All of this is designed to ensure nothing too strange or disappointing ever happens to us. The only way to keep safe from disappointment is to avoid any risk of surprise altogether. How, in all this homogenizing, can we hope to encounter kairos?
How to go looking for kairos
Kairos can’t be planned, and it certainly can’t be forced. Instead, pay attention to the sort of things that lure it your way.
Think about moments of kairos in your own life, and look for patterns
For me, I’ve usually been alone, so solo travel is one way I seek out kairos. If you’ve usually been with friends when it happens, then your route might involve saying Yes to more social outings, even if you don’t feel massively enthused about them in advance. If those moments are all when you’re playing with your kids, then you’ll need to say No to work that cuts into that time. It doesn’t mean every time you hang out with your kids will be magical — it just means that’s your best shot, and you have to keep taking it.
Risk disappointment
Kairos is the reason a traveler can miss their flight, get food poisoning, lose their passport, and still talk about the trip with shining eyes and flushed cheeks. It’s worth it for that one perfect moment.

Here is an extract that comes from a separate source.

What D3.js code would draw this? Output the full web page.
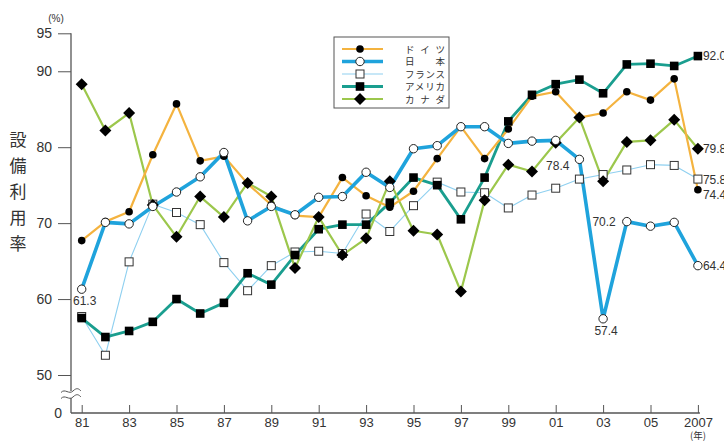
<!DOCTYPE html>
<html><head><meta charset="utf-8">
<script src="https://cdn.jsdelivr.net/npm/d3@7"></script>
<style>
body{margin:0;background:#fff;}
svg{display:block;font-family:"Liberation Sans",Arial,sans-serif;}
</style></head>
<body>
<svg id="c" width="724" height="441"></svg>
<script>
const years = d3.range(1981, 2008);
const germany = [67.7,70.2,71.5,79.0,85.7,78.2,78.8,75.2,72.4,71.0,70.8,76.0,73.6,72.1,74.2,78.5,82.7,78.5,82.4,86.7,87.3,83.9,84.5,87.3,86.2,89.0,74.4];
const japan   = [61.3,70.1,69.9,72.2,74.1,76.1,79.3,70.3,72.2,71.1,73.4,73.5,76.7,74.7,79.8,80.2,82.7,82.7,80.5,80.8,80.9,78.4,57.4,70.2,69.6,70.1,64.4];
const france  = [57.7,52.6,64.9,72.5,71.4,69.8,64.8,61.1,64.4,66.2,66.3,66.0,71.2,68.9,72.3,75.4,74.1,74.0,72.0,73.7,74.6,75.8,76.4,77.0,77.7,77.6,75.8];
const usa     = [57.5,55.0,55.8,57.0,60.0,58.1,59.5,63.4,61.9,65.8,69.2,69.8,69.8,72.7,76.0,75.0,70.5,76.0,83.4,86.9,88.3,88.9,87.1,90.9,91.0,90.7,92.0];
const canada  = [88.3,82.2,84.5,72.4,68.2,73.5,70.8,75.3,73.5,64.1,70.8,65.8,68.0,75.5,69.0,68.5,61.0,73.0,77.7,76.8,80.6,83.9,75.5,80.7,80.9,83.6,79.8];
const seriesNames = ["ドイツ","日本","フランス","アメリカ","カナダ"];
const yTicks = [50,60,70,80,90,95];
const xTicks = d3.range(1981, 2008, 2);
const xTickLabels = ["81","83","85","87","89","91","93","95","97","99","01","03","05","2007"];
// annotated values: [series index, year, text, position]
const annotations = [[1,1981,"61.3","below"],[1,2002,"78.4","belowleft"],[1,2003,"57.4","below"],[1,2004,"70.2","left"]];
// end labels: [series index, text, vertical nudge]
const endLabels = [[3,"92.0",0],[4,"79.8",0],[2,"75.8",1],[0,"74.4",5],[1,"64.4",0]];

const svg = d3.select("#c");
const x = d3.scaleLinear().domain([1981, 2007]).range([81.7, 697.9]);
const y = d3.scaleLinear().domain([50, 95]).range([375, 33.3]);
const axisX0 = 71, baseY = 413;
const txt = "#333";

const data = [germany, japan, france, usa, canada];
const styles = [
  {color:"#F4B33F", width:2.2, marker:"dot"},
  {color:"#1FA3DC", width:3.6, marker:"ocircle"},
  {color:"#8FD0F0", width:1.1, marker:"osquare"},
  {color:"#1A9E8F", width:2.8, marker:"square"},
  {color:"#9CC74C", width:2.2, marker:"diamond"}
];

// y axis
const yAxis = d3.axisLeft(y).tickValues(yTicks).tickSize(13).tickPadding(6);
const gy = svg.append("g").attr("transform",`translate(${axisX0},0)`).call(yAxis);
gy.select(".domain").remove();
gy.selectAll(".tick line").attr("stroke","#555").attr("stroke-width",1);
gy.selectAll(".tick text").attr("fill",txt).style("font-size","14px");
svg.append("line").attr("x1",axisX0).attr("x2",axisX0).attr("y1",y(95)).attr("y2",baseY).attr("stroke","#555").attr("stroke-width",1.3);
// break symbol
svg.append("rect").attr("x",axisX0-3).attr("y",391).attr("width",6).attr("height",7).attr("fill","#fff");
[391,397].forEach(yy=>{
  svg.append("path").attr("d",`M${axisX0-10},${yy+1.5} C${axisX0-6},${yy-3} ${axisX0-2},${yy+4} ${axisX0+2},${yy} S${axisX0+8},${yy-2} ${axisX0+10},${yy}`)
    .attr("fill","none").attr("stroke","#555").attr("stroke-width",1);
});
svg.append("text").attr("x",62).attr("y",baseY+5).attr("text-anchor","end").attr("fill",txt).style("font-size","14px").text("0");
svg.append("text").attr("x",56).attr("y",22).attr("text-anchor","middle").attr("fill",txt).style("font-size","10px").text("(%)");

// x axis
const xAxis = d3.axisBottom(x).tickValues(xTicks).tickSize(-8).tickPadding(5).tickFormat((d,i)=>xTickLabels[i]);
const gx = svg.append("g").attr("transform",`translate(0,${baseY})`).call(xAxis);
gx.select(".domain").remove();
gx.selectAll(".tick line").attr("stroke","#555");
gx.selectAll(".tick text").attr("fill",txt).style("font-size","13px");
svg.append("line").attr("x1",axisX0).attr("x2",x(2007)+2).attr("y1",baseY).attr("y2",baseY).attr("stroke","#555").attr("stroke-width",1.3);
svg.append("text").attr("x",x(2007)).attr("y",438.5).attr("text-anchor","middle").attr("fill",txt).style("font-size","9.5px").style("font-family","'Noto Sans CJK JP'").text("(年)");

// y title
const title = "設備利用率".split("");
svg.append("g").selectAll("text").data(title).join("text")
  .attr("x",18).attr("y",(d,i)=>146+i*26).attr("text-anchor","middle")
  .attr("fill",txt).style("font-size","17px").style("font-family","'Noto Sans CJK JP'").text(d=>d);

// markers
function drawMarker(g, type, cx, cy){
  if(type==="dot") g.append("circle").attr("cx",cx).attr("cy",cy).attr("r",3.8).attr("fill","#000");
  else if(type==="ocircle") g.append("circle").attr("cx",cx).attr("cy",cy).attr("r",4.2).attr("fill","#fff").attr("stroke","#222").attr("stroke-width",1);
  else if(type==="osquare") g.append("rect").attr("x",cx-4).attr("y",cy-4).attr("width",8).attr("height",8).attr("fill","#fff").attr("stroke","#333").attr("stroke-width",1);
  else if(type==="square") g.append("rect").attr("x",cx-4.3).attr("y",cy-4.3).attr("width",8.6).attr("height",8.6).attr("fill","#000");
  else if(type==="diamond") g.append("path").attr("d",`M${cx},${cy-6}L${cx+6},${cy}L${cx},${cy+6}L${cx-6},${cy}Z`).attr("fill","#000");
}

const line = d3.line().x((d,i)=>x(years[i])).y(d=>y(d));
const order = [2,3,4,0,1];
order.forEach(si=>{
  svg.append("path").datum(data[si]).attr("d",line).attr("fill","none")
    .attr("stroke",styles[si].color).attr("stroke-width",styles[si].width).attr("stroke-linejoin","round");
});
order.forEach(si=>{
  const g = svg.append("g");
  data[si].forEach((v,i)=>drawMarker(g, styles[si].marker, x(years[i]), y(v)));
});

// annotations
annotations.forEach(([si,yr,t,pos])=>{
  const v = data[si][years.indexOf(yr)];
  const px = x(yr), py = y(v);
  let tx=px, ty=py, anchor="middle";
  if(pos==="below"){ tx = px+3; ty = py+16; }
  if(pos==="belowleft"){ tx = px-10; ty = py+11; anchor="end"; }
  if(pos==="left"){ tx = px-11; ty = py+4; anchor="end"; }
  svg.append("text").attr("x",tx).attr("y",ty).attr("text-anchor",anchor).attr("fill",txt).style("font-size","12px").text(t);
});
endLabels.forEach(([si,t,dy])=>{
  const v = data[si][data[si].length-1];
  svg.append("text").attr("x",x(2007)+5).attr("y",y(v)+4+dy).attr("fill",txt).style("font-size","12px").text(t);
});

// legend
const lg = svg.append("g");
lg.append("rect").attr("x",334).attr("y",37).attr("width",115).attr("height",71).attr("fill","#fff").attr("stroke","#555").attr("stroke-width",1);
const rowY = [49,61.5,74,86.5,99];
const legendOrder = [0,1,2,3,4];
legendOrder.forEach((si,k)=>{
  const ry = rowY[k];
  lg.append("line").attr("x1",342).attr("x2",383).attr("y1",ry).attr("y2",ry).attr("stroke",styles[si].color).attr("stroke-width",styles[si].width);
  drawMarker(lg, styles[si].marker, 360, ry);
  lg.append("text").attr("x",405).attr("y",ry+3.5).attr("fill",txt).style("font-size","9.5px")
    .style("font-family","'Noto Sans CJK JP'").attr("textLength",40).attr("lengthAdjust","spacing").text(seriesNames[si]);
});
</script>
</body></html>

Being open to new experiences includes being open to negative ones. Run the risk of being bored, tired, and footsore.
It doesn’t mean you have to pretend to like being bored, tired, and footsore, you just have to be willing to tolerate it sometimes, to keep saying yes. A good life is often one where you cycle in between phases of reaching out for new experiences and phases of hibernation and rest.
The most you can expect from perfection is that it lasts just one moment. And the most you can expect from a moment is that it be perfect.